_Provided data_.
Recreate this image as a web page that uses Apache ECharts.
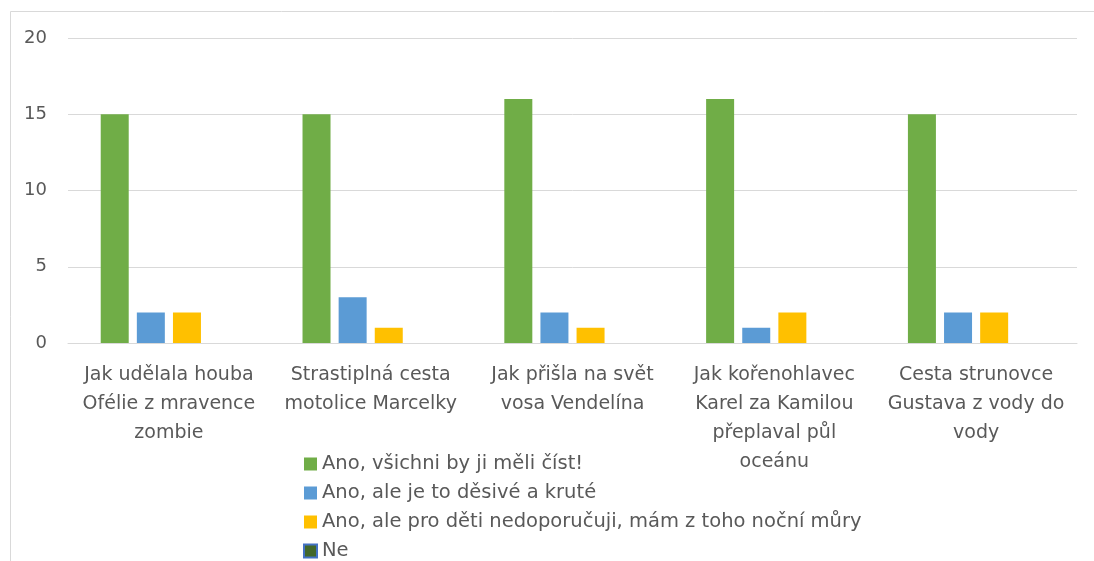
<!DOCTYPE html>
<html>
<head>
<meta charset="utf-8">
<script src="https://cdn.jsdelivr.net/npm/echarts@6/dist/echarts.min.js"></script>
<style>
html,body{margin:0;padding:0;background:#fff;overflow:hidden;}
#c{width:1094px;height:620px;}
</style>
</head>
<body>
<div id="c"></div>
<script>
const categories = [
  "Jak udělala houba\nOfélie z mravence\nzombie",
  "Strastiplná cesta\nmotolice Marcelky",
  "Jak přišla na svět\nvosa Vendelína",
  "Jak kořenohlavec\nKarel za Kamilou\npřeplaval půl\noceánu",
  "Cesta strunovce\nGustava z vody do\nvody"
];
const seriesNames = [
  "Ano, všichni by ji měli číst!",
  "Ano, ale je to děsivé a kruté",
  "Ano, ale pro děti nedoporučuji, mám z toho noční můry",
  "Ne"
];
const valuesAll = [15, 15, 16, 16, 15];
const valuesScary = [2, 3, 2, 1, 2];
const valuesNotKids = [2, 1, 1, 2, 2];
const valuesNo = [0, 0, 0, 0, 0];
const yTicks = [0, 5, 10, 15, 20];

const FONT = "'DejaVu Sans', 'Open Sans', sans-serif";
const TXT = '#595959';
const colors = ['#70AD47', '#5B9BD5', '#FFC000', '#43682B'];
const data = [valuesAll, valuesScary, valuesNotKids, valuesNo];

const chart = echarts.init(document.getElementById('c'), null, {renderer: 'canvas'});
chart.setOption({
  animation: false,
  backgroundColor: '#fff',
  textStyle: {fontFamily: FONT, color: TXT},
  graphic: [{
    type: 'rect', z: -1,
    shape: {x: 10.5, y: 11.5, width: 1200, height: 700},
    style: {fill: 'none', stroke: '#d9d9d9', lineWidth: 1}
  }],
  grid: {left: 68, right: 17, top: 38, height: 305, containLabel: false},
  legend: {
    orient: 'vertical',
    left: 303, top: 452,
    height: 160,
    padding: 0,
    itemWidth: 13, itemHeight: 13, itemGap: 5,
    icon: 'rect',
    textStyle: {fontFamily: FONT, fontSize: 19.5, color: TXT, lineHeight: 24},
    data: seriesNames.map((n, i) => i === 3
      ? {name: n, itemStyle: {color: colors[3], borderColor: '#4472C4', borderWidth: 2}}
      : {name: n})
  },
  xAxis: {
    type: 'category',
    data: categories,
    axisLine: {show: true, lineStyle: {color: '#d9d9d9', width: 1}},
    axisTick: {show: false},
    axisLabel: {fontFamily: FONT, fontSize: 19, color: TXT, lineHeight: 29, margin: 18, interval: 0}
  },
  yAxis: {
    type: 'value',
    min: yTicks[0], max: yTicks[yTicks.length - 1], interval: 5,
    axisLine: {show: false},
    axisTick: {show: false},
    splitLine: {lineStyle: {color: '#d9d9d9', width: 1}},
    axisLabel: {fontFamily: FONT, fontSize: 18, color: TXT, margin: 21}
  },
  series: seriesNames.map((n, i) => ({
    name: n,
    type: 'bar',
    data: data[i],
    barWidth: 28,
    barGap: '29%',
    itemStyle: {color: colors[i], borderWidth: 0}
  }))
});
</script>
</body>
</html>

_Your goal_. Without the pictures, please reproduce each line of the listing above exactly, from the first one through the line bearing "const data = [valuesAll, valuesScary, valuesNotKids, valuesNo];".

_Task result_.
Recreate this image as a web page that uses Apache ECharts.
<!DOCTYPE html>
<html>
<head>
<meta charset="utf-8">
<script src="https://cdn.jsdelivr.net/npm/echarts@6/dist/echarts.min.js"></script>
<style>
html,body{margin:0;padding:0;background:#fff;overflow:hidden;}
#c{width:1094px;height:620px;}
</style>
</head>
<body>
<div id="c"></div>
<script>
const categories = [
  "Jak udělala houba\nOfélie z mravence\nzombie",
  "Strastiplná cesta\nmotolice Marcelky",
  "Jak přišla na svět\nvosa Vendelína",
  "Jak kořenohlavec\nKarel za Kamilou\npřeplaval půl\noceánu",
  "Cesta strunovce\nGustava z vody do\nvody"
];
const seriesNames = [
  "Ano, všichni by ji měli číst!",
  "Ano, ale je to děsivé a kruté",
  "Ano, ale pro děti nedoporučuji, mám z toho noční můry",
  "Ne"
];
const valuesAll = [15, 15, 16, 16, 15];
const valuesScary = [2, 3, 2, 1, 2];
const valuesNotKids = [2, 1, 1, 2, 2];
const valuesNo = [0, 0, 0, 0, 0];
const yTicks = [0, 5, 10, 15, 20];

const FONT = "'DejaVu Sans', 'Open Sans', sans-serif";
const TXT = '#595959';
const colors = ['#70AD47', '#5B9BD5', '#FFC000', '#43682B'];
const data = [valuesAll, valuesScary, valuesNotKids, valuesNo];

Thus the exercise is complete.